Exercise task:
Of the lines below, count those containing the word "this". Reply with the number alone.
________________________
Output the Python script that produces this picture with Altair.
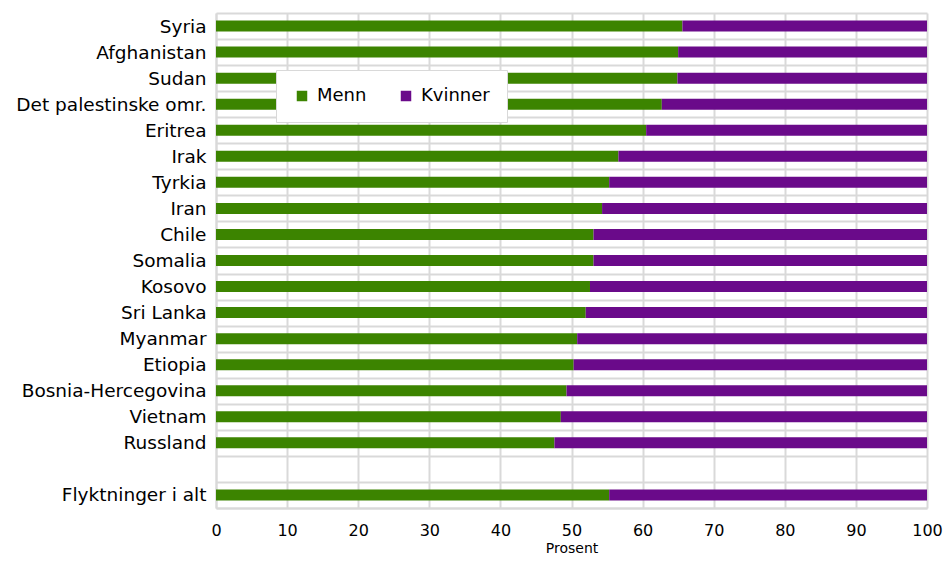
import altair as alt
import pandas as pd

countries = ["Syria", "Afghanistan", "Sudan", "Det palestinske omr.", "Eritrea", "Irak",
             "Tyrkia", "Iran", "Chile", "Somalia", "Kosovo", "Sri Lanka", "Myanmar",
             "Etiopia", "Bosnia-Hercegovina", "Vietnam", "Russland", "Flyktninger i alt"]
menn = [65.6, 65.0, 64.9, 62.7, 60.5, 56.6, 55.3, 54.3, 53.1, 53.1, 52.6, 52.0, 50.8,
        50.3, 49.3, 48.5, 47.6, 55.3]
kvinner = [round(100 - m, 1) for m in menn]
domain = countries[:-1] + [" "] + [countries[-1]]
series = ["Menn", "Kvinner"]
colors = ["#3c8400", "#6a0a8a"]
x_ticks = list(range(0, 101, 10))

rows = []
for c, m, k in zip(countries, menn, kvinner):
    rows.append({"land": c, "kjonn": "Menn", "verdi": m, "ord": 0})
    rows.append({"land": c, "kjonn": "Kvinner", "verdi": k, "ord": 1})
df = pd.DataFrame(rows)

font = "DejaVu Sans"
chart = alt.Chart(df).mark_bar(size=11).encode(
    x=alt.X("verdi:Q", stack="zero",
            scale=alt.Scale(domain=[0, 100], nice=False),
            axis=alt.Axis(values=x_ticks, title="Prosent",
                          labelFontSize=16, titleFontSize=14, labelColor="#000",
                          titleColor="#000", titleFontWeight="normal",
                          labelFont=font, titleFont=font, labelFlush=False,
                          ticks=False, labelPadding=14, titlePadding=3,
                          grid=True, gridColor="#d9d9d9", gridWidth=2,
                          domainColor="#d9d9d9", domainWidth=2)),
    y=alt.Y("land:N", scale=alt.Scale(domain=domain, paddingInner=0, paddingOuter=0),
            axis=alt.Axis(title=None, labelFontSize=18.5, labelColor="#000", labelFont=font,
                          ticks=False, labelPadding=10, grid=True, tickBand="extent",
                          gridColor="#d9d9d9", gridWidth=2,
                          domainColor="#d9d9d9", domainWidth=2, labelLimit=300)),
    color=alt.Color("kjonn:N", scale=alt.Scale(domain=series, range=colors),
                    legend=alt.Legend(title=None, orient="none", legendX=60, legendY=57,
                                      direction="horizontal", symbolType="square",
                                      symbolSize=110, symbolStrokeWidth=0,
                                      labelFontSize=18, labelFont=font, labelColor="#000",
                                      columnPadding=30, symbolOffset=0, labelOffset=6,
                                      fillColor="white", strokeColor="#d9d9d9",
                                      padding=17)),
    order=alt.Order("ord:Q"),
).properties(
    width=711, height=495,
    autosize=alt.AutoSizeParams(type="none"),
    padding={"left": 208, "top": 5, "right": 16, "bottom": 46},
).configure_view(stroke=None)

chart.save("out.html", embed_options={"renderer": "svg", "actions": False})
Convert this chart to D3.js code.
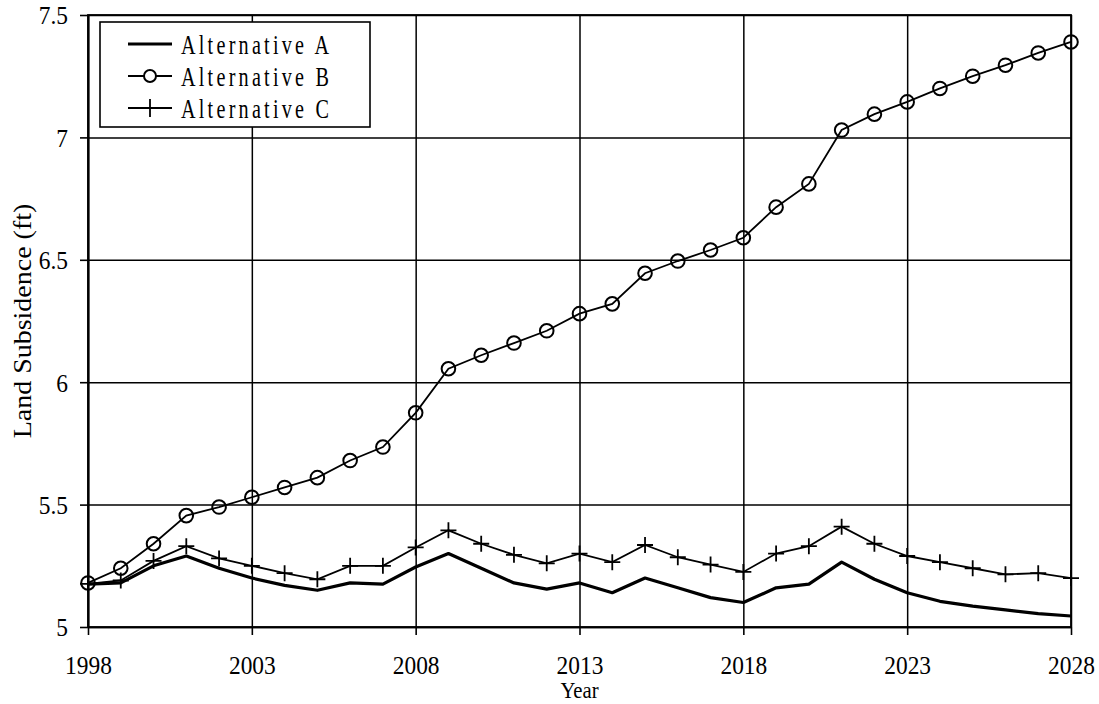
<!DOCTYPE html>
<html>
<head>
<meta charset="utf-8">
<script src="https://cdn.jsdelivr.net/npm/d3@7"></script>
<style>
  html, body { margin: 0; padding: 0; background: #fff; }
  svg { display: block; }
  text { font-family: "Liberation Serif", "Times New Roman", serif; fill: #000; }
</style>
</head>
<body>
<svg id="chart" width="1099" height="704"></svg>
<script>
// Years simulated
const years = d3.range(1998, 2029);

// Land subsidence (ft) for each management alternative
const altA = [5.175, 5.18, 5.25, 5.29, 5.24, 5.20, 5.17, 5.15, 5.18, 5.175,
              5.245, 5.30, 5.24, 5.18, 5.155, 5.18, 5.14, 5.20, 5.16, 5.12,
              5.10, 5.16, 5.175, 5.265, 5.195, 5.14, 5.105, 5.085, 5.07, 5.055, 5.045];
const altB = [5.18, 5.24, 5.34, 5.455, 5.49, 5.53, 5.57, 5.61, 5.68, 5.735,
              5.875, 6.055, 6.11, 6.16, 6.21, 6.28, 6.32, 6.445, 6.495, 6.54,
              6.59, 6.715, 6.81, 7.03, 7.095, 7.145, 7.20, 7.25, 7.295, 7.345, 7.39];
const altC = [5.176, 5.19, 5.27, 5.33, 5.28, 5.25, 5.22, 5.195, 5.25, 5.25,
              5.325, 5.395, 5.34, 5.295, 5.26, 5.30, 5.265, 5.335, 5.285, 5.255,
              5.225, 5.30, 5.33, 5.41, 5.34, 5.29, 5.265, 5.24, 5.215, 5.22, 5.20];

const xTicks = [1998, 2003, 2008, 2013, 2018, 2023, 2028];
const yTicks = [5, 5.5, 6, 6.5, 7, 7.5];
const seriesNames = ["Alternative A", "Alternative B", "Alternative C"];

const svg = d3.select("#chart");
const margin = { left: 88, top: 15, right: 1099 - 1071, bottom: 704 - 627 };
const W = 1099 - margin.left - margin.right;
const H = 704 - margin.top - margin.bottom;

const x = d3.scaleLinear().domain([1998, 2028]).range([0, W]);
const y = d3.scaleLinear().domain([5, 7.5]).range([H, 0]);

const g = svg.append("g").attr("transform", `translate(${margin.left},${margin.top})`);

// grid
g.append("g")
  .attr("transform", `translate(0,${H})`)
  .call(d3.axisBottom(x).tickValues(xTicks).tickSize(-H).tickFormat(""))
  .call(a => a.select(".domain").remove())
  .call(a => a.selectAll("line").attr("stroke", "#000").attr("stroke-width", 1.5));
g.append("g")
  .call(d3.axisLeft(y).tickValues(yTicks).tickSize(-W).tickFormat(""))
  .call(a => a.select(".domain").remove())
  .call(a => a.selectAll("line").attr("stroke", "#000").attr("stroke-width", 1.5));

// axes
const sx = 0.9;
g.append("g")
  .attr("transform", `translate(0,${H})`)
  .call(d3.axisBottom(x).tickValues(xTicks).tickSize(8).tickSizeOuter(0).tickFormat(d3.format("d")))
  .call(a => a.select(".domain").attr("stroke-width", 1.6))
  .call(a => a.selectAll("line").attr("stroke-width", 1.6))
  .call(a => a.selectAll("text")
    .attr("font-size", 26).attr("y", 0).attr("dy", 0)
    .attr("transform", `translate(0,47) scale(${sx},1)`));

g.append("g")
  .call(d3.axisLeft(y).tickValues(yTicks).tickSize(8).tickSizeOuter(0).tickFormat(d => d))
  .call(a => a.select(".domain").attr("stroke-width", 2))
  .call(a => a.selectAll("line").attr("stroke-width", 1.6))
  .call(a => a.selectAll("text")
    .attr("font-size", 26).attr("x", 0).attr("dy", "0.34em")
    .attr("transform", `translate(-20,0) scale(${sx},1)`));

// frame
g.append("rect").attr("x", 0).attr("y", 0).attr("width", W).attr("height", H)
  .attr("fill", "none").attr("stroke", "#000").attr("stroke-width", 1.8);

// axis titles
svg.append("text")
  .attr("transform", `translate(${margin.left + W / 2},698) scale(${sx},1)`)
  .attr("text-anchor", "middle").attr("font-size", 23).text("Year");
svg.append("text")
  .attr("transform", `translate(31,${margin.top + H / 2}) rotate(-90) scale(1,${sx})`)
  .attr("text-anchor", "middle").attr("font-size", 28).text("Land Subsidence (ft)");

// lines
const line = d3.line().x((d, i) => x(years[i])).y(d => y(d));
g.append("path").datum(altA).attr("d", line)
  .attr("fill", "none").attr("stroke", "#000").attr("stroke-width", 3.2).attr("stroke-linejoin", "round");
g.append("path").datum(altC).attr("d", line)
  .attr("fill", "none").attr("stroke", "#000").attr("stroke-width", 1.8);
g.append("path").datum(altB).attr("d", line)
  .attr("fill", "none").attr("stroke", "#000").attr("stroke-width", 1.8);

// markers
const plus = (sel, s) => sel.append("path")
  .attr("d", `M${-s},0H${s}M0,${-s}V${s}`)
  .attr("stroke", "#000").attr("stroke-width", 1.8).attr("fill", "none");

g.append("g").selectAll("g").data(altC).join("g")
  .attr("transform", (d, i) => `translate(${x(years[i])},${y(d)})`)
  .each(function () { plus(d3.select(this), 8); });

g.append("g").selectAll("circle").data(altB).join("circle")
  .attr("cx", (d, i) => x(years[i])).attr("cy", d => y(d)).attr("r", 6.8)
  .attr("fill", "none").attr("stroke", "#000").attr("stroke-width", 2);

// legend
const lg = svg.append("g");
lg.append("rect").attr("x", 100).attr("y", 22).attr("width", 270).attr("height", 105)
  .attr("fill", "#fff").attr("stroke", "#000").attr("stroke-width", 1.6);
const rowY = [44, 76, 108];
seriesNames.forEach((name, i) => {
  const ry = rowY[i];
  lg.append("line").attr("x1", 128).attr("x2", 172).attr("y1", ry).attr("y2", ry)
    .attr("stroke", "#000").attr("stroke-width", i === 0 ? 3.2 : 1.8);
  if (i === 1) {
    lg.append("circle").attr("cx", 150).attr("cy", ry).attr("r", 6)
      .attr("fill", "#fff").attr("stroke", "#000").attr("stroke-width", 2);
  }
  if (i === 2) {
    lg.append("g").attr("transform", `translate(150,${ry})`)
      .call(s => s.append("path").attr("d", "M0,-9V9").attr("stroke", "#000").attr("stroke-width", 1.8));
  }
  lg.append("text")
    .attr("transform", `translate(181,${ry + 10}) scale(0.72,1)`)
    .attr("font-size", 28).attr("letter-spacing", 4.5).text(name);
});
</script>
</body>
</html>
________________________
Exercise answer:
3